Stated problem -
The listing below must be repeated word for word, with its images excluded.

Data block -
--------

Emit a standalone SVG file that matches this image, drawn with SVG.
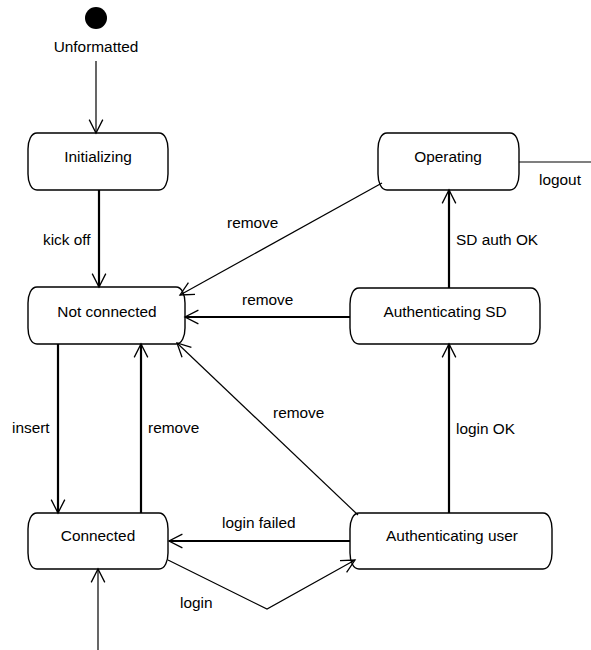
<svg xmlns="http://www.w3.org/2000/svg" width="591" height="650" viewBox="0 0 591 650">
<style>
text{font-family:"Liberation Sans",Arial,sans-serif;font-size:15.4px;fill:#000}
.st path{fill:#fff;stroke:#000;stroke-width:1.4}
.st text{text-anchor:middle}
.thin{fill:none;stroke:#000;stroke-width:1.2}
.thick{fill:none;stroke:#000;stroke-width:2.2}
.arr{marker-end:url(#ah)}
</style>
<defs>
<marker id="ah" markerUnits="userSpaceOnUse" markerWidth="20" markerHeight="20" refX="16" refY="10" orient="auto" overflow="visible">
<path d="M2.6,3.2 L16,10 L2.6,16.8" fill="none" stroke="#000" stroke-width="1.3"/>
</marker>
</defs>
<g id="start">
<circle cx="96" cy="18" r="11" fill="#000"/>
<text x="96" y="52" text-anchor="middle">Unformatted</text>
</g>
<g id="initializing" class="st">
<path d="M37,133 H159 C165,133 168,141 168,149 V174 C168,182 165,190 159,190 H37 C31,190 28,182 28,174 V149 C28,141 31,133 37,133 Z"/>
<text x="98" y="162">Initializing</text>
</g>
<g id="not-connected" class="st">
<path d="M37,287 H176 C182,287 185,295 185,303 V328 C185,336 182,344 176,344 H37 C31,344 28,336 28,328 V303 C28,295 31,287 37,287 Z"/>
<text x="107" y="317">Not connected</text>
</g>
<g id="connected" class="st">
<path d="M37,513 H159 C165,513 168,521 168,529 V553 C168,561 165,569 159,569 H37 C31,569 28,561 28,553 V529 C28,521 31,513 37,513 Z"/>
<text x="98" y="541">Connected</text>
</g>
<g id="operating" class="st">
<path d="M387,133 H510 C516,133 519,141 519,149 V174 C519,182 516,190 510,190 H387 C381,190 378,182 378,174 V149 C378,141 381,133 387,133 Z"/>
<text x="448" y="162">Operating</text>
</g>
<g id="authenticating-sd" class="st">
<path d="M359,288 H531 C537,288 540,296 540,304 V328 C540,336 537,344 531,344 H359 C353,344 350,336 350,328 V304 C350,296 353,288 359,288 Z"/>
<text x="445" y="317">Authenticating SD</text>
</g>
<g id="authenticating-user" class="st">
<path d="M359,513 H543 C549,513 552,521 552,529 V553 C552,561 549,569 543,569 H359 C353,569 350,561 350,553 V529 C350,521 353,513 359,513 Z"/>
<text x="452" y="541">Authenticating user</text>
</g>
<g id="connectors">
<path class="thin arr" d="M96,61 V133"/>
<path class="thick arr" d="M99,190 V287"/>
<path class="thin arr" d="M382,183 L180,295"/>
<path class="thick arr" d="M350,317 H185"/>
<path class="thick arr" d="M58,344 V513"/>
<path class="thick arr" d="M141,513 V344"/>
<path class="thin arr" d="M358,515 L177,343"/>
<path class="thick arr" d="M350,541 H169"/>
<path class="thin arr" d="M168,560 L267,609 L355,560"/>
<path class="thick arr" d="M449,513 V344"/>
<path class="thick arr" d="M449,288 V190"/>
<path class="thin" d="M519,162 H591"/>
<path class="thin arr" d="M98,650 V569"/>
<text x="43" y="245">kick off</text>
<text x="227" y="228">remove</text>
<text x="242" y="305">remove</text>
<text x="456" y="245">SD auth OK</text>
<text x="539" y="185">logout</text>
<text x="12" y="433">insert</text>
<text x="148" y="433">remove</text>
<text x="273" y="418">remove</text>
<text x="456" y="434">login OK</text>
<text x="222" y="528">login failed</text>
<text x="180" y="608">login</text>
</g>
</svg>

--------

Answer to the exercise -
Emit a standalone SVG file that matches this image, drawn with SVG.
<svg xmlns="http://www.w3.org/2000/svg" width="591" height="650" viewBox="0 0 591 650">
<style>
text{font-family:"Liberation Sans",Arial,sans-serif;font-size:15.4px;fill:#000}
.st path{fill:#fff;stroke:#000;stroke-width:1.4}
.st text{text-anchor:middle}
.thin{fill:none;stroke:#000;stroke-width:1.2}
.thick{fill:none;stroke:#000;stroke-width:2.2}
.arr{marker-end:url(#ah)}
</style>
<defs>
<marker id="ah" markerUnits="userSpaceOnUse" markerWidth="20" markerHeight="20" refX="16" refY="10" orient="auto" overflow="visible">
<path d="M2.6,3.2 L16,10 L2.6,16.8" fill="none" stroke="#000" stroke-width="1.3"/>
</marker>
</defs>
<g id="start">
<circle cx="96" cy="18" r="11" fill="#000"/>
<text x="96" y="52" text-anchor="middle">Unformatted</text>
</g>
<g id="initializing" class="st">
<path d="M37,133 H159 C165,133 168,141 168,149 V174 C168,182 165,190 159,190 H37 C31,190 28,182 28,174 V149 C28,141 31,133 37,133 Z"/>
<text x="98" y="162">Initializing</text>
</g>
<g id="not-connected" class="st">
<path d="M37,287 H176 C182,287 185,295 185,303 V328 C185,336 182,344 176,344 H37 C31,344 28,336 28,328 V303 C28,295 31,287 37,287 Z"/>
<text x="107" y="317">Not connected</text>
</g>
<g id="connected" class="st">
<path d="M37,513 H159 C165,513 168,521 168,529 V553 C168,561 165,569 159,569 H37 C31,569 28,561 28,553 V529 C28,521 31,513 37,513 Z"/>
<text x="98" y="541">Connected</text>
</g>
<g id="operating" class="st">
<path d="M387,133 H510 C516,133 519,141 519,149 V174 C519,182 516,190 510,190 H387 C381,190 378,182 378,174 V149 C378,141 381,133 387,133 Z"/>
<text x="448" y="162">Operating</text>
</g>
<g id="authenticating-sd" class="st">
<path d="M359,288 H531 C537,288 540,296 540,304 V328 C540,336 537,344 531,344 H359 C353,344 350,336 350,328 V304 C350,296 353,288 359,288 Z"/>
<text x="445" y="317">Authenticating SD</text>
</g>
<g id="authenticating-user" class="st">
<path d="M359,513 H543 C549,513 552,521 552,529 V553 C552,561 549,569 543,569 H359 C353,569 350,561 350,553 V529 C350,521 353,513 359,513 Z"/>
<text x="452" y="541">Authenticating user</text>
</g>
<g id="connectors">
<path class="thin arr" d="M96,61 V133"/>
<path class="thick arr" d="M99,190 V287"/>
<path class="thin arr" d="M382,183 L180,295"/>
<path class="thick arr" d="M350,317 H185"/>
<path class="thick arr" d="M58,344 V513"/>
<path class="thick arr" d="M141,513 V344"/>
<path class="thin arr" d="M358,515 L177,343"/>
<path class="thick arr" d="M350,541 H169"/>
<path class="thin arr" d="M168,560 L267,609 L355,560"/>
<path class="thick arr" d="M449,513 V344"/>
<path class="thick arr" d="M449,288 V190"/>
<path class="thin" d="M519,162 H591"/>
<path class="thin arr" d="M98,650 V569"/>
<text x="43" y="245">kick off</text>
<text x="227" y="228">remove</text>
<text x="242" y="305">remove</text>
<text x="456" y="245">SD auth OK</text>
<text x="539" y="185">logout</text>
<text x="12" y="433">insert</text>
<text x="148" y="433">remove</text>
<text x="273" y="418">remove</text>
<text x="456" y="434">login OK</text>
<text x="222" y="528">login failed</text>
<text x="180" y="608">login</text>
</g>
</svg>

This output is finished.